“What’s happened to us is like war… easy to start… hard to stop.”
A wordless intro before the opening titles, so no dialogue until 4:30… and it’s only an 80 minute movie, so that’s significant. Once the action starts, of course, it barely lets up, led by a hero named Griff who talks like a hero should talk (sorta like the host of a news magazine show). The star is Barbara Stanwyck but she’s not in the movie half as much as Griff, which only serves to make her more of a presence when she is around.

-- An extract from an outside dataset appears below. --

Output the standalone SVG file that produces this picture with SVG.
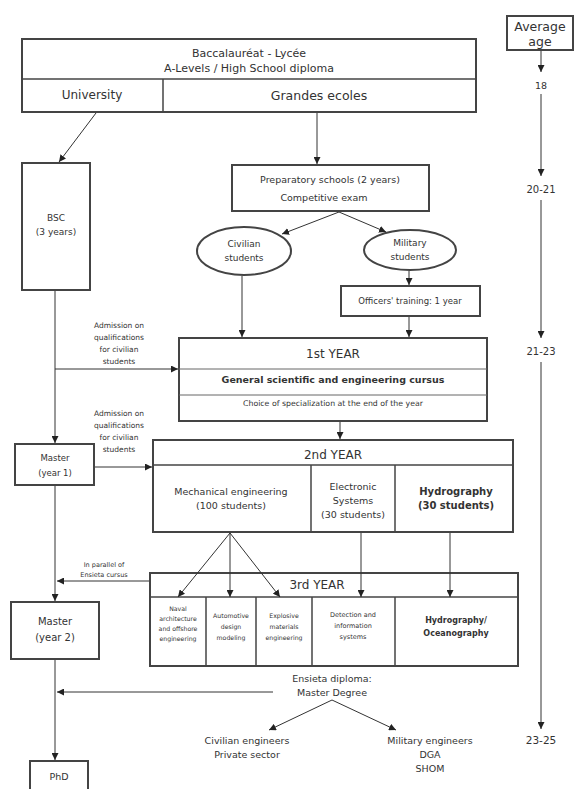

Anyway, Griff is one of those western heroes who’s amazing with a gun, unbeatable, but hates to use it, haunted from having killed a guy some years ago. He’s an oxymoronically peaceful bounty hunter with his two brothers in tow – nice-guy Wes who falls in love with a local gunsmith girl and eager Chico who wants to be a gunfighter. Griff swaggers into town as Stanwyck’s unhinged little brother Brockie is shooting up the streets, and busts the violent asshole brother’s nose in one of the baddest-ass western showdowns ever filmed. This and Griff’s humiliating public arrest of one of her “forty guns”, a man wanted for robbery, causes a balance-of-power problem with Stanwyck, who formerly owned this town uncontested. But of course… the two of them fall in love.
Charlie Savage (played by John Wayne’s stunt man) and Brockie (John Ericson of Bad Day at Black Rock):
John the marshall is a slow-talkin’ goodly old man with bad eyesight whom Brockie shoots (not to death) just for the hell of it, but the cowardly nasal-voiced sheriff Logan and the local judge are friends of Stanwyck’s, so when Brockie is arrested he’s quickly let out. They have a harder time protecting Swain, the wanted man, since he’s got a federal warrant on him, so Charlie Savage kills him in his cell before Swain can say too much. Griff is on the case right away, knowing it’s Charlie because he’s the best shot in town (although why does it take the best shot in town to blast a guy through a prison window?). Charlie sets a trap for Griff, but young Chico interferes and kills Charlie.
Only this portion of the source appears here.